WORKING DATA:
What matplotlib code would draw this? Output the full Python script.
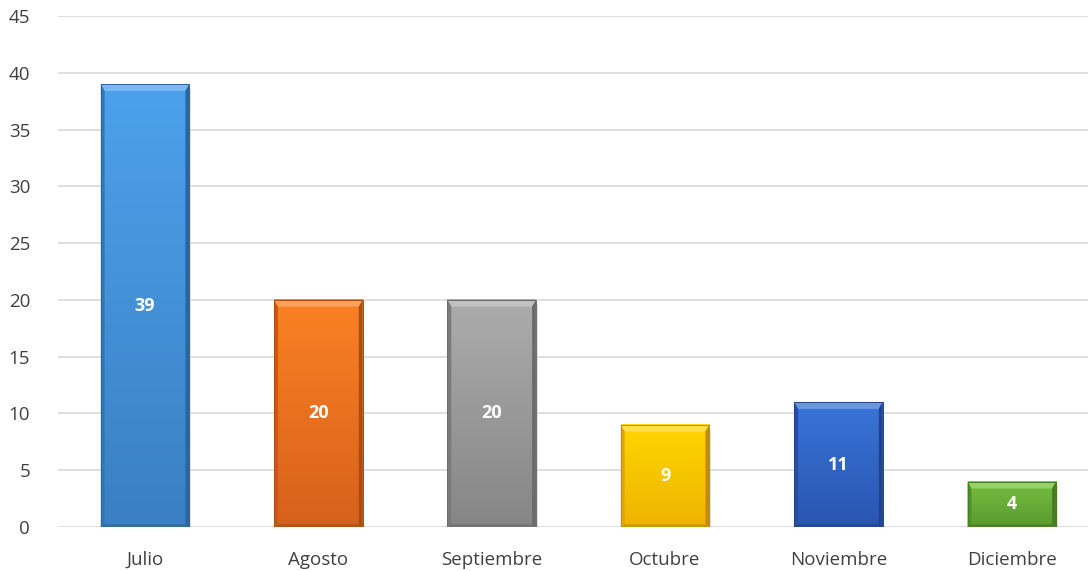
import numpy as np
import matplotlib.pyplot as plt
from matplotlib.colors import to_rgb
from matplotlib.patches import Polygon, Rectangle

plt.rcParams['font.family'] = ['Open Sans', 'DejaVu Sans']

# Data
meses = ['Julio', 'Agosto', 'Septiembre', 'Octubre', 'Noviembre', 'Diciembre']
valores = [39, 20, 20, 9, 11, 4]
colores_top = ['#4da1ec', '#fb8125', '#acacac', '#ffd600', '#3a74d8', '#74bf40']
colores_bot = ['#3a80c2', '#d6611a', '#868686', '#eeb400', '#2855b0', '#5a9a2e']

fig, ax = plt.subplots(figsize=(10.88, 5.71), dpi=100)
fig.subplots_adjust(left=0.0533, right=1.0, bottom=0.077, top=0.972)

ax.set_yticks(np.arange(0, 46, 5))
ax.set_xticks(range(len(meses)))
ax.set_xticklabels(meses)
ax.grid(axis='y', color='#d9d9d9', linewidth=1.2)
ax.set_axisbelow(True)
for s in ax.spines.values():
    s.set_visible(False)
ax.tick_params(length=0, labelsize=13.5, colors='#404040')
ax.tick_params(axis='x', pad=17)
ax.tick_params(axis='y', pad=20)

w = 0.51
for i, (v, ct, cb) in enumerate(zip(valores, colores_top, colores_bot)):
    x0, x1 = i - w / 2, i + w / 2
    # shadow
    ax.add_patch(Rectangle((x0 + 0.01, -0.35), w, v, color='#cfcfcf', alpha=0.6, zorder=2, lw=0))
    # vertical gradient
    t = np.linspace(0, 1, 100)[:, None]
    a, b = np.array(to_rgb(ct)), np.array(to_rgb(cb))
    grad = a * (1 - t[..., None]) + b * t[..., None]
    grad = np.repeat(grad, 2, axis=1)
    ax.imshow(grad, extent=(x0, x1, 0, v), aspect='auto', zorder=3, interpolation='bilinear')
    # bevel edges
    dx, dy = 0.022, 0.6
    light = np.clip(a * 0.75 + 0.25, 0, 1)
    ax.add_patch(Polygon([(x0, v), (x1, v), (x1 - dx, v - dy), (x0 + dx, v - dy)],
                         color=light, zorder=4, lw=0))
    ax.add_patch(Polygon([(x1, v), (x1, 0), (x1 - dx, dy * 0.4), (x1 - dx, v - dy)],
                         color=b * 0.8, zorder=4, lw=0))
    ax.add_patch(Polygon([(x0, v), (x0, 0), (x0 + dx, dy * 0.4), (x0 + dx, v - dy)],
                         color=b * 0.92, zorder=4, lw=0))
    ax.add_patch(Polygon([(x0, 0), (x1, 0), (x1 - dx, dy * 0.4), (x0 + dx, dy * 0.4)],
                         color=b * 0.85, zorder=4, lw=0))
    ax.add_patch(Rectangle((x0, 0), w, v, fill=False, edgecolor=b * 0.8, lw=0.7, zorder=5))
    ax.text(i, v / 2, str(v), ha='center', va='center', color='white',
            fontsize=13, fontweight='bold', zorder=6)

ax.set_xlim(-0.502, 5.44)
ax.set_ylim(0, 45)
plt.savefig('out.png', dpi=100)
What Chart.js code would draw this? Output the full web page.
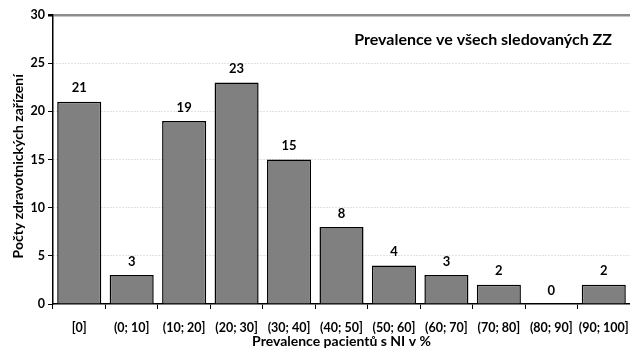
<!DOCTYPE html>
<html>
<head>
<meta charset="utf-8">
<script src="https://cdn.jsdelivr.net/npm/chart.js@4/dist/chart.umd.min.js"></script>
<style>
  html, body { margin: 0; padding: 0; background: #fff; }
  #wrap { width: 630px; height: 351px; }
</style>
</head>
<body>
<div id="wrap"><canvas id="c" width="630" height="351"></canvas></div>
<script>
// Prevalence intervals (%) and counts of facilities in each
const categories = ['[0]', '(0; 10]', '(10; 20]', '(20; 30]', '(30; 40]', '(40; 50]', '(50; 60]', '(60; 70]', '(70; 80]', '(80; 90]', '(90; 100]'];
const facilityCounts = [21, 3, 19, 23, 15, 8, 4, 3, 2, 0, 2];
const yTicks = [0, 5, 10, 15, 20, 25, 30];

const chartTitle = 'Prevalence ve všech sledovaných ZZ';
const xTitle = 'Prevalence pacientů s NI v %';
const yTitle = 'Počty zdravotnických zařízení    ';

const FONT = 'Lato, "Open Sans", sans-serif';

// Value labels above each bar
const valueLabels = {
  id: 'valueLabels',
  afterDatasetsDraw(chart) {
    const { ctx } = chart;
    const meta = chart.getDatasetMeta(0);
    ctx.save();
    ctx.font = 'bold 13px ' + FONT;
    ctx.fillStyle = '#000';
    ctx.textAlign = 'center';
    ctx.textBaseline = 'bottom';
    meta.data.forEach((bar, i) => {
      ctx.fillText(String(facilityCounts[i]), bar.x, bar.y - 7);
    });
    ctx.restore();
  }
};

// Heading drawn inside the plot area, top right
const innerTitle = {
  id: 'innerTitle',
  afterDraw(chart) {
    const { ctx, chartArea } = chart;
    ctx.save();
    ctx.font = 'bold 16px ' + FONT;
    ctx.fillStyle = '#000';
    ctx.textAlign = 'right';
    ctx.textBaseline = 'middle';
    ctx.fillText(chartTitle, chartArea.right - 18, chartArea.top + 25);
    ctx.restore();
  }
};

new Chart(document.getElementById('c'), {
  type: 'bar',
  data: {
    labels: categories,
    datasets: [{
      data: facilityCounts,
      backgroundColor: '#808080',
      borderColor: '#000',
      borderWidth: 1.5,
      barPercentage: 0.84,
      categoryPercentage: 1.0
    }]
  },
  plugins: [valueLabels, innerTitle],
  options: {
    responsive: false,
    animation: false,
    devicePixelRatio: 1,
    layout: { padding: { top: 15, right: -2, left: 0, bottom: 0 } },
    plugins: {
      legend: { display: false },
      tooltip: { enabled: false },
      title: { display: false }
    },
    scales: {
      x: {
        offset: true,
        grid: {
          offset: true,
          drawOnChartArea: false,
          drawTicks: true,
          tickLength: 5,
          color: '#000',
          lineWidth: 1
        },
        border: { display: true, color: '#000', width: 1.5 },
        ticks: {
          color: '#000',
          font: { family: FONT, size: 12.5, weight: 'bold' },
          padding: 11,
          maxRotation: 0,
          autoSkip: false
        },
        title: {
          display: true,
          text: xTitle,
          color: '#000',
          font: { family: FONT, size: 14, weight: 'bold' },
          padding: { top: 4, bottom: 1 }
        },
        afterFit(scale) {
          scale.height = 47;
          scale.paddingLeft = 0;
          scale.paddingRight = 0;
        }
      },
      y: {
        min: 0,
        max: 30,
        afterBuildTicks(scale) { scale.ticks = yTicks.map(v => ({ value: v })); },
        grid: {
          drawTicks: true,
          tickLength: 5,
          tickColor: '#000',
          color: ctx => {
            if (!ctx.tick) return 'rgba(0,0,0,0)';
            if (ctx.tick.value === 0) return 'rgba(0,0,0,0)';
            if (ctx.tick.value === 30) return '#8c8c8c';
            return '#c4c4c4';
          },
          lineWidth: ctx => (ctx.tick && ctx.tick.value === 30) ? 2.5 : 1
        },
        border: {
          display: true,
          color: '#000',
          width: 1.5,
          dash: ctx => (ctx.tick && ctx.tick.value !== 30) ? [1, 2] : []
        },
        ticks: {
          color: '#000',
          font: { family: FONT, size: 12.5, weight: 'bold' },
          padding: 3
        },
        title: {
          display: true,
          text: yTitle,
          color: '#000',
          font: { family: FONT, size: 14, weight: 'bold' },
          padding: { top: 10, bottom: 0 }
        },
        afterFit(scale) { scale.width = 53; }
      }
    }
  }
});
</script>
</body>
</html>
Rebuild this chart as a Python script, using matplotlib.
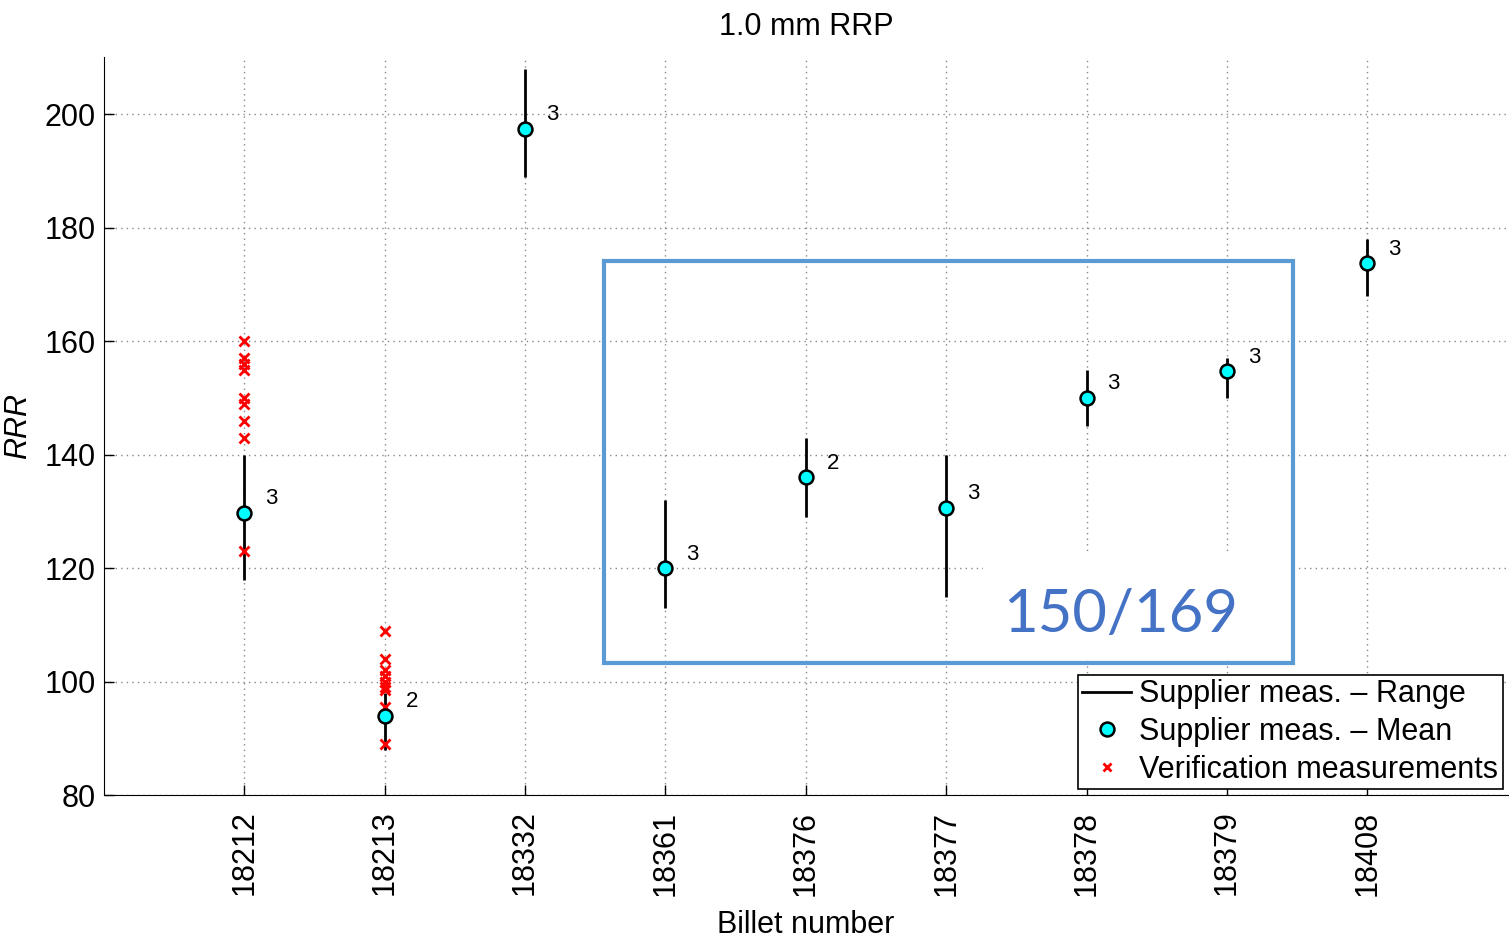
import numpy as np
import matplotlib.pyplot as plt
from matplotlib.lines import Line2D
from matplotlib.patches import Rectangle

plt.rcParams['font.family'] = ['Liberation Sans', 'DejaVu Sans']

# Supplier data per billet
billets = ['18212', '18213', '18332', '18361', '18376', '18377', '18378', '18379', '18408']
rrr_mean = [129.7, 94.0, 197.4, 120.0, 136.0, 130.6, 150.0, 154.7, 173.7]
rrr_min = [118, 88, 189, 113, 129, 115, 145, 150, 168]
rrr_max = [140, 98, 208, 132, 143, 140, 155, 157, 178]
n_meas = [3, 2, 3, 3, 2, 3, 3, 3, 3]

# Verification measurements (billet, RRR)
verif_billet = ['18212'] * 9 + ['18213'] * 9
verif_rrr = [160, 157, 156, 155, 150, 149, 146, 143, 123,
             109, 104, 102, 101, 100, 99, 98.5, 95.5, 89]

# Highlighted group and its label
box_x = (3.56, 8.47)
box_y = (103.3, 174.1)
box_text = '150/169'

x = np.arange(1, len(billets) + 1)
pos = {b: i + 1 for i, b in enumerate(billets)}
vx = [pos[b] for b in verif_billet]

fig = plt.figure(figsize=(15.09, 9.4), dpi=100)
ax = fig.add_axes([0.0689, 0.154, 0.9302, 0.785])

ax.vlines(x, rrr_min, rrr_max, color='black', lw=2.0, zorder=3)
ax.plot(vx, verif_rrr, 'x', color='red', ms=7, mew=2, zorder=4)
ax.plot(x, rrr_mean, 'o', mfc='cyan', mec='black', mew=1.8, ms=10, zorder=5)
for xi, m, n in zip(x, rrr_mean, n_meas):
    ax.text(xi + 0.15, m + 2.5, str(n), fontsize=16, va='center', ha='left')

ax.set_xlim(0, 10)
ax.set_ylim(80, 210)
ax.set_yticks(np.arange(80, 201, 20))
ax.set_xticks(x)
ax.set_xticklabels(billets, rotation=90)
ax.tick_params(direction='in', length=7, labelsize=22, width=1)
ax.tick_params(axis='x', pad=11)
ax.tick_params(axis='y', pad=6)
ax.grid(True, linestyle=(0, (1, 3)), color='#888888', lw=1)
ax.set_axisbelow(True)
for s in ['top', 'right']:
    ax.spines[s].set_visible(False)

ax.set_title('1.0 mm RRP', fontsize=22, pad=16)
ax.set_xlabel('Billet number', fontsize=22, labelpad=10)
ax.set_ylabel('RRR', fontsize=22, style='italic', labelpad=8)

# Blue highlight box with count label on a white background
ax.add_patch(Rectangle((box_x[0], box_y[0]), box_x[1] - box_x[0], box_y[1] - box_y[0],
                       fill=False, edgecolor='#5b9bd5', lw=3, zorder=6))
ax.add_patch(Rectangle((6.26, 104.0), 2.19, 18.8, facecolor='white',
                       edgecolor='none', zorder=2))
ax.text(7.24, 111.8, box_text, fontsize=43, color='#4472c4', ha='center',
        va='center', family=['Lato', 'DejaVu Sans'], zorder=7)

handles = [
    Line2D([], [], color='black', lw=2),
    Line2D([], [], ls='none', marker='o', mfc='cyan', mec='black', mew=1.8, ms=10),
    Line2D([], [], ls='none', marker='x', color='red', ms=6, mew=2),
]
labels = ['Supplier meas. \u2013 Range', 'Supplier meas. \u2013 Mean',
          'Verification measurements']
leg = ax.legend(handles, labels, loc='lower right', bbox_to_anchor=(0.9964, 0.008),
                borderaxespad=0, fontsize=22, fancybox=False, framealpha=1,
                edgecolor='black', handlelength=1.6, handletextpad=0.25,
                borderpad=0.15, labelspacing=0.25)
leg.get_frame().set_linewidth(1.2)
leg.set_zorder(8)

fig.savefig('out.png', dpi=100)
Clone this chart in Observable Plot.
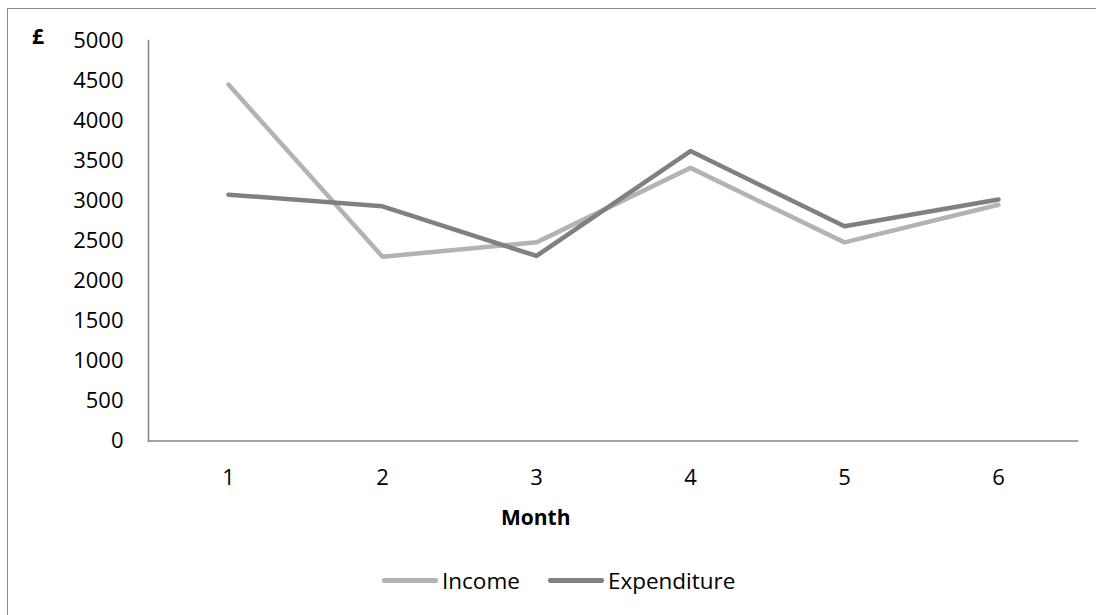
<!DOCTYPE html>
<html>
<head>
<meta charset="utf-8">
<script src="https://cdn.jsdelivr.net/npm/d3@7"></script>
<script src="https://cdn.jsdelivr.net/npm/@observablehq/plot@0.6"></script>
<style>
  html, body { margin: 0; padding: 0; background: #fff; overflow: hidden; }
  body { width: 1096px; height: 615px; position: relative; font-family: "Open Sans", sans-serif; }
  #border { position: absolute; left: 7px; top: 8px; width: 1200px; height: 700px; border-left: 1.5px solid #8c8c8c; border-top: 1.5px solid #8c8c8c; }
  #chart { position: absolute; left: 0; top: 0; }
  .lbl { position: absolute; font-weight: bold; color: #000; font-size: 21px; line-height: 1; }
  #legend { position: absolute; top: 565px; left: 382px; display: flex; align-items: center; font-size: 22.5px; color: #000; }
  .sw { display: inline-block; width: 56px; height: 4.5px; border-radius: 2px; margin-right: 4px; }
  .item { display: flex; align-items: center; margin-right: 28px; }
</style>
</head>
<body>
<div id="border"></div>
<div id="chart"></div>
<div class="lbl" id="pound" style="left:32px; top:26px;">£</div>
<div class="lbl" id="xlabel" style="left:501px; top:507px;">Month</div>
<div id="legend"></div>
<script>
const months = [1, 2, 3, 4, 5, 6];
const income = [4450, 2300, 2480, 3410, 2480, 2950];
const expenditure = [3075, 2930, 2310, 3620, 2680, 3015];
const yTicks = [0, 500, 1000, 1500, 2000, 2500, 3000, 3500, 4000, 4500, 5000];
const seriesNames = ["Income", "Expenditure"];
const seriesColors = ["#b3b3b3", "#808080"];

const data = [];
months.forEach((m, i) => {
  data.push({month: m, value: income[i], series: "Income"});
  data.push({month: m, value: expenditure[i], series: "Expenditure"});
});

const chart = Plot.plot({
  width: 1096,
  height: 470,
  marginLeft: 148,
  marginRight: 19,
  marginTop: 40,
  marginBottom: 29.5,
  style: {fontFamily: "Open Sans, sans-serif", fontSize: "22px", color: "#000", background: "transparent", overflow: "visible"},
  x: {type: "point", domain: months, padding: 0.5},
  y: {domain: [0, 5000]},
  color: {domain: seriesNames, range: seriesColors},
  marks: [
    Plot.frame({anchor: "left", stroke: "#868686", strokeWidth: 1.5}),
    Plot.frame({anchor: "bottom", stroke: "#868686", strokeWidth: 1.5}),
    Plot.axisY({ticks: yTicks, tickFormat: d3.format("d"), tickSize: 0, tickPadding: 25, label: null, fontSize: 22}),
    Plot.axisX({tickSize: 0, tickPadding: 28, label: null, fontSize: 22}),
    Plot.line(data, {x: "month", y: "value", z: "series", stroke: "series", strokeWidth: 4.5, strokeLinecap: "round", strokeLinejoin: "round"})
  ]
});
document.getElementById("chart").append(chart);

const legend = document.getElementById("legend");
seriesNames.forEach((name, i) => {
  const item = document.createElement("div");
  item.className = "item";
  const sw = document.createElement("span");
  sw.className = "sw";
  sw.style.background = seriesColors[i];
  const t = document.createElement("span");
  t.textContent = name;
  item.append(sw, t);
  legend.append(item);
});
</script>
</body>
</html>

WORK INSTRUCTIONS:
Everything from the first line of the records through the line containing "right=1.0, bottom=0.077, top=0.972)" should be reproduced exactly, apart from the pictures.

PROBLEM SOLUTION:
What matplotlib code would draw this? Output the full Python script.
import numpy as np
import matplotlib.pyplot as plt
from matplotlib.colors import to_rgb
from matplotlib.patches import Polygon, Rectangle

plt.rcParams['font.family'] = ['Open Sans', 'DejaVu Sans']

# Data
meses = ['Julio', 'Agosto', 'Septiembre', 'Octubre', 'Noviembre', 'Diciembre']
valores = [39, 20, 20, 9, 11, 4]
colores_top = ['#4da1ec', '#fb8125', '#acacac', '#ffd600', '#3a74d8', '#74bf40']
colores_bot = ['#3a80c2', '#d6611a', '#868686', '#eeb400', '#2855b0', '#5a9a2e']

fig, ax = plt.subplots(figsize=(10.88, 5.71), dpi=100)
fig.subplots_adjust(left=0.0533, right=1.0, bottom=0.077, top=0.972)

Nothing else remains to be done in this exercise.